**Given request:** Starting at the first line of the listing below, repeat each line exactly until the line containing "1.81, 2.03, 2.28, 2.45, 2.71, 15.8, 22.0]", which you include. Leave out pictures.

* * * *

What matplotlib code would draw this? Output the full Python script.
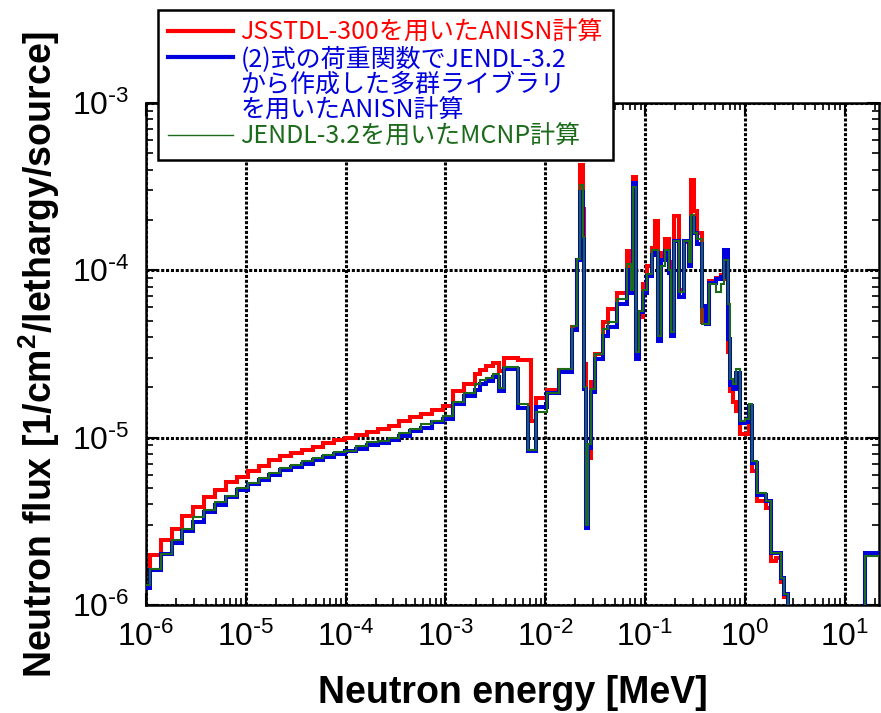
import numpy as np
import matplotlib.pyplot as plt
from matplotlib.lines import Line2D
from matplotlib.ticker import LogLocator, NullFormatter, FuncFormatter
from matplotlib import font_manager

# group boundaries [MeV]
energy_edges = [
    8.0e-7, 1.10e-6, 1.41e-6, 1.81e-6, 2.32e-6, 2.98e-6, 3.83e-6, 4.91e-6, 6.31e-6, 8.11e-6,
    1.04e-5, 1.34e-5, 1.71e-5, 2.20e-5, 2.83e-5, 3.63e-5, 4.67e-5, 5.98e-5, 7.69e-5, 9.89e-5,
    1.27e-4, 1.63e-4, 2.09e-4, 2.69e-4, 3.44e-4, 4.43e-4, 5.69e-4, 7.30e-4, 9.38e-4, 1.20e-3,
    1.55e-3, 1.98e-3,
    2.24e-3, 2.57e-3, 2.97e-3, 3.47e-3, 3.89e-3, 5.28e-3, 6.65e-3, 7.19e-3, 8.07e-3, 1.05e-2,
    1.38e-2, 1.87e-2, 2.10e-2, 2.22e-2, 2.36e-2, 2.44e-2, 2.53e-2, 2.66e-2, 2.88e-2, 3.16e-2,
    3.74e-2, 4.20e-2, 5.28e-2, 6.65e-2, 7.24e-2, 7.53e-2, 8.07e-2, 8.71e-2, 9.55e-2, 0.104,
    0.117, 0.126, 0.133, 0.144, 0.159, 0.174, 0.182, 0.193, 0.217, 0.244,
    0.274, 0.285, 0.308, 0.333, 0.373, 0.404, 0.437, 0.509, 0.573, 0.618,
    0.679, 0.711, 0.750, 0.811, 0.891, 1.00, 1.10, 1.18, 1.33, 1.61,
    1.81, 2.03, 2.28, 2.45, 2.71, 15.8, 22.0]

# JSSTDL-300 / ANISN
flux_jsstdl = [
    1.56e-6, 1.99e-6, 2.43e-6, 2.83e-6, 3.41e-6, 3.84e-6, 4.41e-6, 4.89e-6, 5.42e-6, 5.81e-6,
    6.28e-6, 6.81e-6, 7.40e-6, 7.76e-6, 8.09e-6, 8.49e-6, 8.75e-6, 9.29e-6, 9.64e-6, 9.95e-6,
    1.04e-5, 1.08e-5, 1.13e-5, 1.18e-5, 1.25e-5, 1.32e-5, 1.39e-5, 1.47e-5, 1.54e-5, 1.90e-5,
    2.08e-5,
    2.39e-5, 2.52e-5, 2.68e-5, 2.81e-5, 2.50e-5, 2.98e-5, 2.90e-5, 2.90e-5, 1.26e-5, 1.73e-5,
    1.93e-5, 2.54e-5, 4.57e-5, 1.16e-4, 4.27e-4, 2.34e-4, 2.75e-5, 3.55e-6, 7.59e-6, 2.15e-5,
    3.16e-5, 4.89e-5, 5.86e-5, 7.36e-5, 1.30e-4, 7.94e-5, 3.63e-4, 3.16e-5, 5.25e-5, 8.26e-5,
    1.06e-4, 1.36e-4, 1.96e-4, 4.17e-5, 1.27e-4, 1.53e-4, 1.12e-4, 4.27e-5, 2.10e-4, 7.59e-5,
    1.48e-4, 1.06e-4, 3.48e-4, 2.25e-4, 1.67e-4, 4.89e-5, 5.37e-5, 8.65e-5, 9.06e-5, 9.33e-5,
    8.91e-5, 3.24e-5, 1.91e-5, 1.64e-5, 1.45e-5, 1.05e-5, 1.05e-5, 1.26e-5, 6.31e-6, 4.17e-6,
    3.80e-6, 1.82e-6, 1.91e-6, 1.38e-6, 1.12e-6, 1.0e-7, 2.00e-6]

# (2) weighting function, JENDL-3.2 multigroup library / ANISN
flux_jendl_anisn = [
    1.27e-6, 1.61e-6, 2.03e-6, 2.36e-6, 2.78e-6, 3.15e-6, 3.58e-6, 3.96e-6, 4.41e-6, 4.88e-6,
    5.27e-6, 5.55e-6, 6.00e-6, 6.43e-6, 6.64e-6, 6.98e-6, 7.38e-6, 7.66e-6, 7.98e-6, 8.28e-6,
    8.55e-6, 8.99e-6, 9.29e-6, 9.73e-6, 1.03e-5, 1.09e-5, 1.15e-5, 1.24e-5, 1.29e-5, 1.60e-5,
    1.77e-5,
    1.94e-5, 2.08e-5, 2.18e-5, 2.30e-5, 1.91e-5, 2.56e-5, 1.51e-5, 8.37e-6, 8.37e-6, 1.53e-5,
    1.84e-5, 2.48e-5, 4.43e-5, 1.16e-4, 2.95e-4, 1.53e-4, 1.96e-5, 2.88e-6, 8.65e-6, 1.87e-5,
    2.96e-5, 4.07e-5, 4.56e-5, 6.28e-5, 1.01e-4, 7.36e-5, 3.32e-4, 2.96e-5, 5.62e-5, 7.36e-5,
    9.25e-5, 1.24e-4, 1.27e-4, 3.80e-5, 1.16e-4, 1.30e-4, 9.68e-5, 4.07e-5, 1.49e-4, 6.89e-5,
    1.49e-4, 1.06e-4, 2.06e-4, 1.67e-4, 1.43e-4, 6.14e-5, 4.79e-5, 8.45e-5, 8.85e-5, 9.12e-5,
    1.33e-4, 3.89e-5, 2.06e-5, 1.96e-5, 2.45e-5, 1.23e-5, 1.24e-5, 1.55e-5, 7.08e-6, 4.57e-6,
    4.17e-6, 2.04e-6, 2.04e-6, 1.45e-6, 1.17e-6, 1.0e-7, 2.04e-6]

# JENDL-3.2 / MCNP
flux_mcnp = [
    1.32e-6, 1.65e-6, 2.03e-6, 2.43e-6, 2.85e-6, 3.34e-6, 3.71e-6, 4.11e-6, 4.51e-6, 4.99e-6,
    5.35e-6, 5.78e-6, 6.19e-6, 6.58e-6, 6.82e-6, 7.21e-6, 7.55e-6, 7.83e-6, 8.20e-6, 8.36e-6,
    8.87e-6, 9.42e-6, 9.59e-6, 1.00e-5, 1.07e-5, 1.13e-5, 1.20e-5, 1.25e-5, 1.34e-5, 1.63e-5,
    1.84e-5,
    2.08e-5, 2.20e-5, 2.28e-5, 2.39e-5, 1.99e-5, 2.64e-5, 1.58e-5, 8.49e-6, 8.49e-6, 1.43e-5,
    1.86e-5, 2.57e-5, 4.68e-5, 1.17e-4, 3.24e-4, 1.58e-4, 2.00e-5, 3.02e-6, 9.12e-6, 1.96e-5,
    3.16e-5, 4.47e-5, 4.89e-5, 6.73e-5, 1.09e-4, 7.59e-5, 3.16e-4, 3.24e-5, 5.75e-5, 7.59e-5,
    9.55e-5, 1.33e-4, 1.33e-4, 4.07e-5, 1.06e-4, 1.33e-4, 1.00e-4, 4.27e-5, 1.49e-4, 7.41e-5,
    1.49e-4, 1.12e-4, 2.15e-4, 1.67e-4, 1.53e-4, 4.79e-5, 4.79e-5, 8.26e-5, 7.41e-5, 8.26e-5,
    1.16e-4, 6.31e-5, 2.24e-5, 2.09e-5, 2.58e-5, 1.26e-5, 1.29e-5, 1.58e-5, 7.24e-6, 4.68e-6,
    4.17e-6, 2.04e-6, 2.04e-6, 1.45e-6, 1.17e-6, 1.0e-7, 1.95e-6]

labels = ['JSSTDL-300を用いたANISN計算',
          '(2)式の荷重関数でJENDL-3.2',
          'から作成した多群ライブラリ',
          'を用いたANISN計算',
          'JENDL-3.2を用いたMCNP計算']

red = '#ff0000'
blue = '#0000dd'
green = '#1b6b1b'

plt.rcParams['font.family'] = ['Liberation Sans', 'DejaVu Sans']
names = {f.name for f in font_manager.fontManager.ttflist}
tick_font = 'Liberation Sans Narrow' if 'Liberation Sans Narrow' in names else 'Liberation Sans'


def pow_label(v, pos):
    # 10^n with a plain hyphen, as in the original
    e = int(round(np.log10(v)))
    if e < 0:
        return r'$\mathdefault{10^{\text{-}%d}}$' % (-e)
    return r'$\mathdefault{10^{%d}}$' % e


fig = plt.figure(figsize=(8.81, 7.13), dpi=100)
ax = fig.add_axes([146/881, 1 - 605/713, (879 - 146)/881, (605 - 103)/713])

ax.stairs(flux_jsstdl, energy_edges, baseline=None, color=red, lw=2.9, zorder=2)
ax.stairs(flux_jendl_anisn, energy_edges, baseline=None, color=blue, lw=2.9, zorder=3)
ax.stairs(flux_mcnp, energy_edges, baseline=None, color=green, lw=1.5, zorder=4)

ax.set_xscale('log')
ax.set_yscale('log')
ax.set_xlim(1e-6, 22)
ax.set_ylim(1e-6, 1e-3)

for axis in (ax.xaxis, ax.yaxis):
    axis.set_major_locator(LogLocator(base=10, numticks=20))
    axis.set_minor_locator(LogLocator(base=10, subs=np.arange(2, 10), numticks=20))
    axis.set_major_formatter(FuncFormatter(pow_label))
    axis.set_minor_formatter(NullFormatter())

ax.tick_params(which='both', direction='in', top=True, right=True)
ax.tick_params(which='major', length=9, width=1.5, labelsize=23, pad=12,
               labelfontfamily=tick_font)
ax.tick_params(which='minor', length=5, width=1.2)
for s in ax.spines.values():
    s.set_linewidth(1.8)

ax.grid(which='major', color='black', linestyle=(0, (1.0, 0.6)), linewidth=2.2)

ax.set_xlabel('Neutron energy [MeV]', fontsize=27, fontweight='bold')
ax.set_ylabel('Neutron flux [1/cm$^{\\mathdefault{2}}$/lethargy/source]',
              fontsize=27, fontweight='bold')
ax.xaxis.set_label_coords(0.5, (605 - 675)/502)
ax.yaxis.set_label_coords((62 - 146)/733, 0.5)

handles = [Line2D([], [], color=red, lw=3),
           Line2D([], [], color=blue, lw=3),
           Line2D([], [], color='none'),
           Line2D([], [], color='none'),
           Line2D([], [], color=green, lw=1)]
leg = fig.legend(handles, labels, loc='upper left',
                 bbox_to_anchor=(158/881, 1 - 10/713),
                 prop={'family': ['Noto Sans CJK JP', 'DejaVu Sans'], 'size': 18},
                 frameon=True, fancybox=False, edgecolor='black', framealpha=1,
                 borderpad=0.4, labelspacing=0.0, handlelength=2.6,
                 handletextpad=0.3, borderaxespad=0)
leg.get_frame().set_linewidth(1.8)
for t, c in zip(leg.get_texts(), [red, blue, blue, blue, green]):
    t.set_color(c)

fig.savefig('out.png', dpi=100)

* * * *

**Written response:**
What matplotlib code would draw this? Output the full Python script.
import numpy as np
import matplotlib.pyplot as plt
from matplotlib.lines import Line2D
from matplotlib.ticker import LogLocator, NullFormatter, FuncFormatter
from matplotlib import font_manager

# group boundaries [MeV]
energy_edges = [
    8.0e-7, 1.10e-6, 1.41e-6, 1.81e-6, 2.32e-6, 2.98e-6, 3.83e-6, 4.91e-6, 6.31e-6, 8.11e-6,
    1.04e-5, 1.34e-5, 1.71e-5, 2.20e-5, 2.83e-5, 3.63e-5, 4.67e-5, 5.98e-5, 7.69e-5, 9.89e-5,
    1.27e-4, 1.63e-4, 2.09e-4, 2.69e-4, 3.44e-4, 4.43e-4, 5.69e-4, 7.30e-4, 9.38e-4, 1.20e-3,
    1.55e-3, 1.98e-3,
    2.24e-3, 2.57e-3, 2.97e-3, 3.47e-3, 3.89e-3, 5.28e-3, 6.65e-3, 7.19e-3, 8.07e-3, 1.05e-2,
    1.38e-2, 1.87e-2, 2.10e-2, 2.22e-2, 2.36e-2, 2.44e-2, 2.53e-2, 2.66e-2, 2.88e-2, 3.16e-2,
    3.74e-2, 4.20e-2, 5.28e-2, 6.65e-2, 7.24e-2, 7.53e-2, 8.07e-2, 8.71e-2, 9.55e-2, 0.104,
    0.117, 0.126, 0.133, 0.144, 0.159, 0.174, 0.182, 0.193, 0.217, 0.244,
    0.274, 0.285, 0.308, 0.333, 0.373, 0.404, 0.437, 0.509, 0.573, 0.618,
    0.679, 0.711, 0.750, 0.811, 0.891, 1.00, 1.10, 1.18, 1.33, 1.61,
    1.81, 2.03, 2.28, 2.45, 2.71, 15.8, 22.0]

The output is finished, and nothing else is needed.